An appeals court has thrown out a regulatory disciplinary finding against a former EY audit partner that was supported by the Securities and Exchange Commission.
The U.S. Court of Appeals for the District of Columbia heard arguments in December from Mark E. Laccetti, a former partner at EY, and the SEC over a disciplinary action originally undertaken by the Public Company Accounting Oversight Board. The appeals court sided with Laccetti, saying he was denied adequate counsel because the PCAOB would not permit Laccetti’s legal counsel to be assisted by an accounting expert during the deposition.

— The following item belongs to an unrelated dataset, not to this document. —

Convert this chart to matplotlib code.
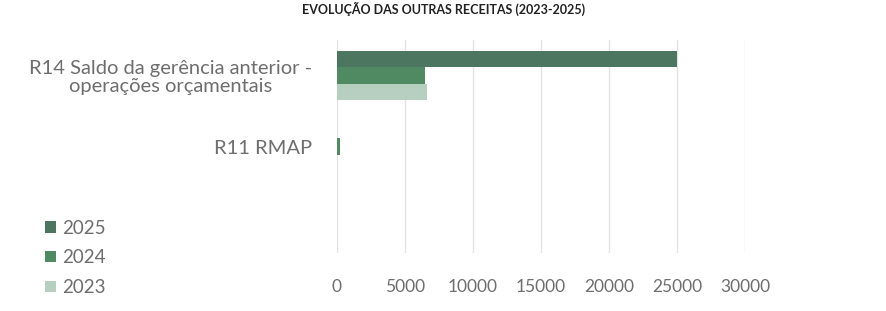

The PCAOB brought charges against Laccetti in 2009 alleging audit violations dating back to 2004 in the audit of Taro Pharmaceuticals. The PCAOB said Taro in Israel engaged an Israeli audit firm, which hired EY in the United States to audit the U.S. subsidiary of Taro. Laccetti served as the engagement partner for the U.S. subsidiary of Taro.
The PCAOB said Laccetti knew the company had weak processes for estimating sales allowances, which would be key to the company’s recognition of revenue and accounts receivable, but did not conduct adequate inquiry or audit procedures to investigate. The PCAOB said it had evidence that the principal audit firm and his own audit firm had identified the risks, but Lacetti was “reckless, or, at a minimum, repeatedly negligent.”

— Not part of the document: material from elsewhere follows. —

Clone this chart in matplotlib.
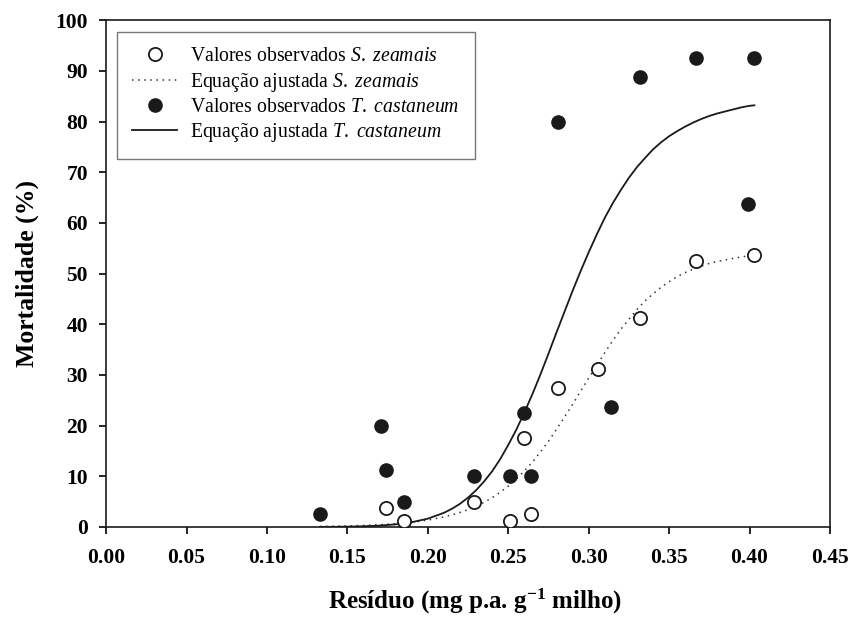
import matplotlib.pyplot as plt
import numpy as np

plt.rcParams['font.family'] = ['Liberation Serif', 'DejaVu Serif']
plt.rcParams['mathtext.fontset'] = 'custom'
plt.rcParams['mathtext.rm'] = 'Liberation Serif'
plt.rcParams['mathtext.it'] = 'Liberation Serif:italic'
plt.rcParams['mathtext.bf'] = 'Liberation Serif:bold'

# observed values, S. zeamais (open circles)
sz_x = [0.174, 0.185, 0.229, 0.251, 0.260, 0.264, 0.281, 0.306, 0.332, 0.367, 0.403]
sz_y = [3.75, 1.25, 5.0, 1.25, 17.5, 2.5, 27.5, 31.25, 41.25, 52.5, 53.75]

# observed values, T. castaneum (filled circles)
tc_x = [0.133, 0.171, 0.174, 0.185, 0.229, 0.251, 0.260, 0.264, 0.281, 0.314, 0.332, 0.367, 0.399, 0.403]
tc_y = [2.5, 20.0, 11.25, 5.0, 10.0, 10.0, 22.5, 10.0, 80.0, 23.75, 88.75, 92.5, 63.75, 92.5]

# fitted curves
fit_x = [0.133, 0.14, 0.15, 0.16, 0.17, 0.18, 0.19, 0.20, 0.21, 0.215, 0.22, 0.225, 0.23,
         0.235, 0.24, 0.245, 0.25, 0.255, 0.26, 0.265, 0.27, 0.275, 0.28, 0.285, 0.29,
         0.295, 0.30, 0.305, 0.31, 0.315, 0.32, 0.325, 0.33, 0.335, 0.34, 0.345, 0.35,
         0.355, 0.36, 0.365, 0.37, 0.375, 0.38, 0.385, 0.39, 0.395, 0.40, 0.403]
sz_fit = [0.11, 0.14, 0.21, 0.31, 0.44, 0.65, 0.94, 1.37, 1.99, 2.39, 2.87, 3.43, 4.10,
          4.89, 5.79, 6.85, 8.07, 9.46, 11.05, 12.8, 14.8, 16.9, 19.3, 21.7, 24.2,
          26.8, 29.4, 31.9, 34.4, 36.8, 39.0, 41.0, 42.9, 44.6, 46.0, 47.3, 48.4,
          49.4, 50.2, 50.9, 51.5, 52.0, 52.4, 52.7, 53.0, 53.3, 53.5, 53.6]
tc_fit = [0.02, 0.03, 0.07, 0.14, 0.28, 0.52, 0.94, 1.65, 2.80, 3.60, 4.58, 5.80, 7.25,
          9.0, 11.0, 13.4, 16.2, 19.2, 22.6, 26.2, 30.1, 34.2, 38.4, 42.5, 46.6,
          50.5, 54.2, 57.7, 61.0, 63.9, 66.5, 68.9, 71.0, 72.8, 74.5, 75.9, 77.1,
          78.1, 79.0, 79.8, 80.5, 81.1, 81.6, 82.0, 82.4, 82.8, 83.1, 83.2]

fig = plt.figure(figsize=(8.49, 6.2), dpi=100)
ax = fig.add_axes([0.125, 0.15, 0.8526, 0.8175])

ax.plot(sz_x, sz_y, 'o', mfc='white', mec='#1a1a1a', mew=1.3, ms=9.5,
        label=r'Valores observados $\mathit{S.\ zeamais}$', zorder=3)
ax.plot(fit_x, sz_fit, ls=(0, (1, 3)), color='#333333', lw=1.1,
        label=r'Equação ajustada $\mathit{S.\ zeamais}$', zorder=2)
ax.plot(tc_x, tc_y, 'o', mfc='#1a1a1a', mec='#1a1a1a', mew=1.0, ms=9.5,
        label=r'Valores observados $\mathit{T.\ castaneum}$', zorder=3)
ax.plot(fit_x, tc_fit, '-', color='#1a1a1a', lw=1.3,
        label=r'Equação ajustada $\mathit{T.\ castaneum}$', zorder=2)

ax.set_xlim(0, 0.45)
ax.set_ylim(0, 100)
ax.set_xticks(np.arange(0, 0.451, 0.05))
ax.set_yticks(np.arange(0, 101, 10))
ax.set_xticklabels(['%.2f' % v for v in np.arange(0, 0.451, 0.05)])
ax.tick_params(direction='out', length=5, width=1.2, labelsize=15.5)
ax.tick_params(axis='x', pad=10)
ax.tick_params(axis='y', pad=8)
for lab in ax.get_xticklabels() + ax.get_yticklabels():
    lab.set_fontweight('bold')
for sp in ax.spines.values():
    sp.set_linewidth(1.2)
    sp.set_color('#1a1a1a')

ax.set_xlabel(r'Resíduo (mg p.a. g$^{\mathbf{-1}}$ milho)', fontsize=18, fontweight='bold')
ax.xaxis.set_label_coords(0.51, -0.118)
ax.set_ylabel('Mortalidade (%)', fontsize=18.5, fontweight='bold', labelpad=12)

leg = ax.legend(loc='upper left', bbox_to_anchor=(0.015, 0.976), fontsize=14.2, frameon=True,
                fancybox=False, edgecolor='#555555', handlelength=2.3, labelspacing=0.22,
                borderpad=0.76, handletextpad=0.66, borderaxespad=0)
leg.get_frame().set_linewidth(1.0)

plt.savefig('out.png', dpi=100)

It took roughly seven years for the case to make its way through the PCAOB and SEC enforcement and appeals channels before the SEC finalized and publicly released it in 2016. The PCAOB banned Laccetti for two years from associating with a PCAOB-registered firm and fined him $85,000.
Laccetti took his case to the district appeals court, where he said he was denied adequate counsel because the PCAOB would not permit his EY attorney to have an EY accounting expert present for questioning. According to the appeals court decision, the PCAOB banned an EY accounting expert from testimony because it did not want EY personnel to “monitor the investigation.”
The appellate court decision completely throws out the disciplinary action against Laccetti, says Douglas Cox, a partner at law firm Gibson Dunn who represented Laccetti on appeal. “The PCAOB investigation of and subsequent conclusions about Mr. Laccetti are void,” he says.
It’s not entirely clear, however, whether the PCAOB could or would go back to the drawing board and pursue the charges again. “There are several constitutional and statutory arguments, not addressed by the Court, suggesting that it could not,” says Cox. “If the PCAOB tried to start over, it would have to overcome those arguments. And, in any event, it would be wasteful and unfair for the PCAOB to try to start over.”
The PCAOB declined to comment on the decision.
Cox says accountants and auditors under investigation by the PCAOB have a right to counsel, and that includes the assistance of an accountant to work through highly complex investigations. The PCAOB’s position that it need not permit such assistance undermines the right to counsel, he says.
The appellate decision tells the PCAOB it may not bar a witness from bringing an accounting expert who could assist the witness’s counsel during an investigative interview, says Cox. That suggests the PCAOB will have to change its practices or amend its rules, he says.